Как видим, Киреевский и здесь избегает употреблять слова «роль», «предназначение», заменяя их более простыми: «требование», «направление», «сближение». И все же, почему он отказывается от этих слов? Можно ли говорить о том, что сами эти понятия вообще знакомы эстетике тридцатых годов XIX века, что Киреевский их осознает и умеет правильно использовать? Словарь Даля толкует «роль» как «значенье человека в свете, в отношениях к обществу, к делам разного рода», а «предназначение» – как некое «предопределение», т. е. что-то, назначенное человеку заранее. Как мы видим, слова эти в русском языке уже существовали, но были слабо дифференцированы. Более того, их употребление требовало наличия субъекта речи или субъекта ситуации. Не просто ученого носителя философии, а исполнителя мистического предназначения, мистической миссии. Вспомним, что в конце «Обозрения» 1829 г. Киреевский заговорил именно о «назначении» русской общественной жизни. Признавая беспристрастно, что «у нас нет еще полного отражения умственной жизни народа, у нас еще нет литературы», Киреевский спешил тут же смягчить горечь правды: «Но утешимся: у нас есть благо, залог всех других: у нас есть Надежда и Мысль о великом назначении нашего отечества!» В статье Киреевского таким субъектом оказывается народ. Между тем, если о роли народа критика в 1820 – 1830-е гг. писала довольно много, то вопрос о его предназначении поставлен был впервые именно И. Киреевским.
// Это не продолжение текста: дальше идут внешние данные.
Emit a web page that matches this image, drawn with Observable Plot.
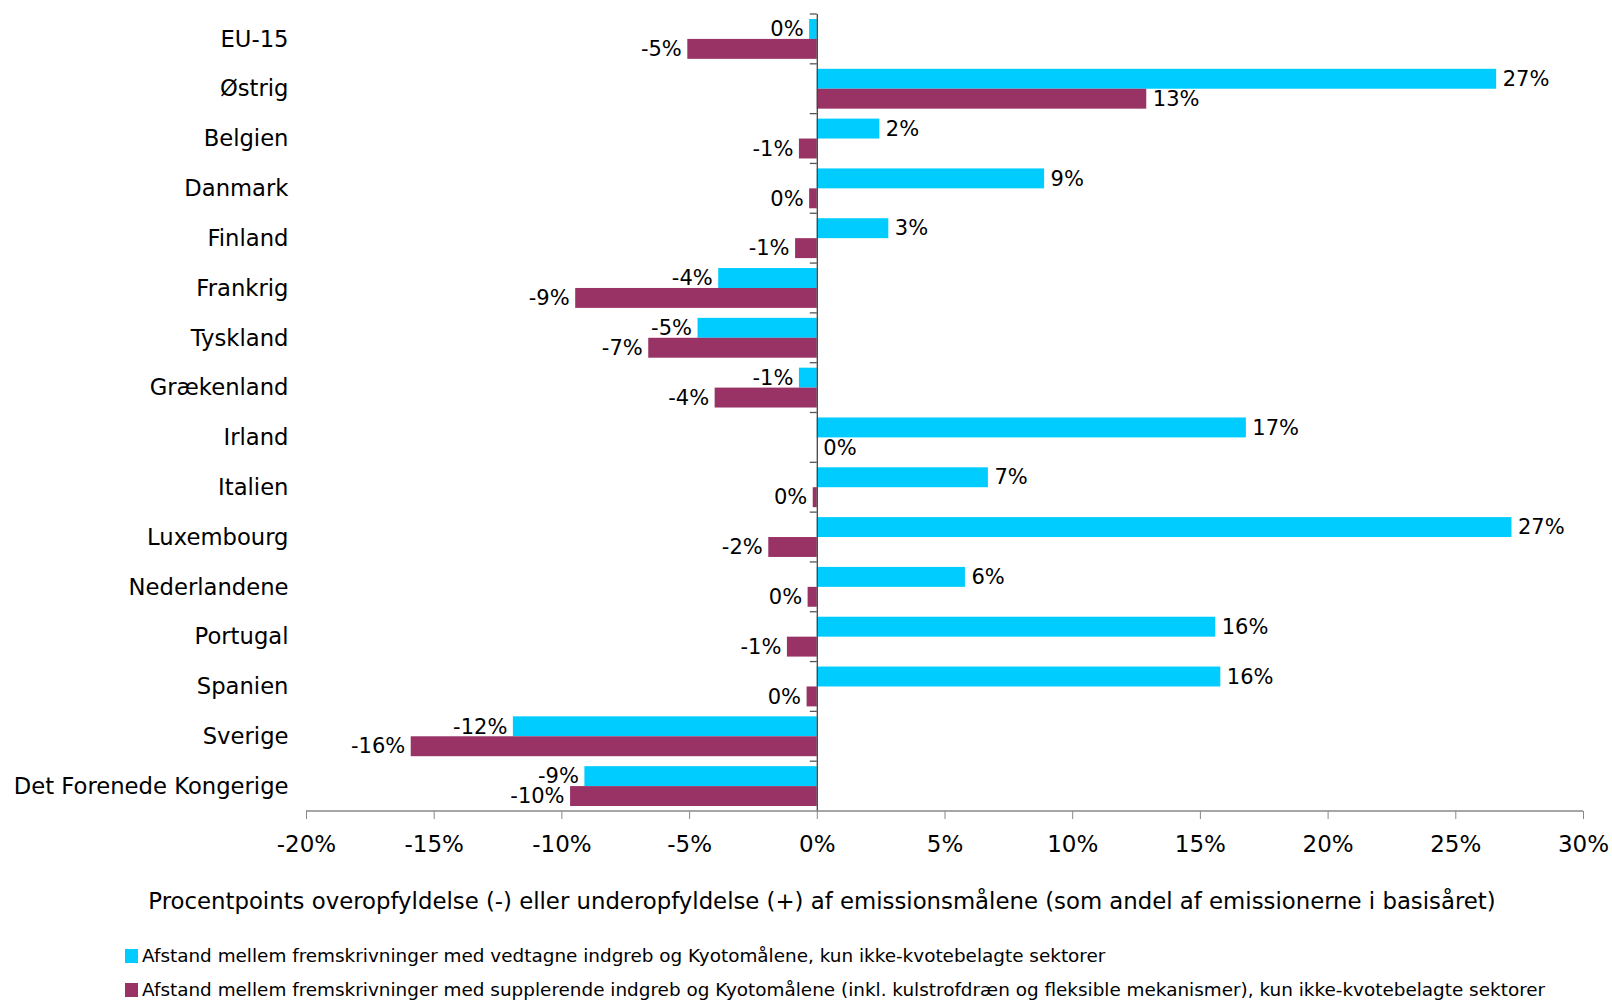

Подхватив мысль Гегеля о цикличности, стадиальности культурно-исторического развития, он убеждает, что все европейские народы (кроме русского) «доканчивают круг своего умственного развития», поскольку «каждый из них уже совершил свое назначение, каждый выразил свой характер, каждый пережил особенность своего направления, и уже ни один не живет отдельною жизнию: жизнь целой Европы поглотила самостоятельность всех частных государств») Таким образом, Киреевский ставит в один ряд такие понятия, как «характер», «направление», «назначение», «самостоятельность» и «общность жизни». Разумеется, эти понятия не становятся синонимами, но можно отметить их сближение, их определенную взаимодополняемость – по крайней мере для самого автора.
В конце статьи к этому ряду прибавляются еще три понятия, влияющие на толкование категории «назначение» – «надежда», «просвещение», «судьба». Сравнивая Россию и Соединенные Штаты, Киреевский отмечает общность их исторической судьбы и, возможно, миссии: «…два народа, молодые, свежие, цветут надеждою: это Соединенные Американские Штаты и наше отечество. Но отдаленность местная и политическая, а более всего односторонность английской образованности Соединенных Штатов всю надежду Европы переносят на Россию <…> Судьба каждого из государств европейских зависит от совокупности всех других – судьба России зависит от одной России. Но судьба России заключается в ее просвещении: оно есть условие и источник всех благ». Следовательно, Россия сознательно ставится в исключительное положение по отношению к остальным европейским странам: она не просто принимает очередной этап всемирной истории просвещения, но самый сложный, самый ответственный. При этом она не может рассчитывать на помощь остальных народов: во-первых, они уже выполнили свое назначение и свою роль, они сходят с исторической сцены; во-вторых, они так же мало подготовлены к новым задачам, как и русский народ. Но у них нет главного преимущества русского народа: молодости и энергии, готовности к подвигу. [22]
22
Киреевский И.В. Критика и эстетика. М., 1979. С.78–87.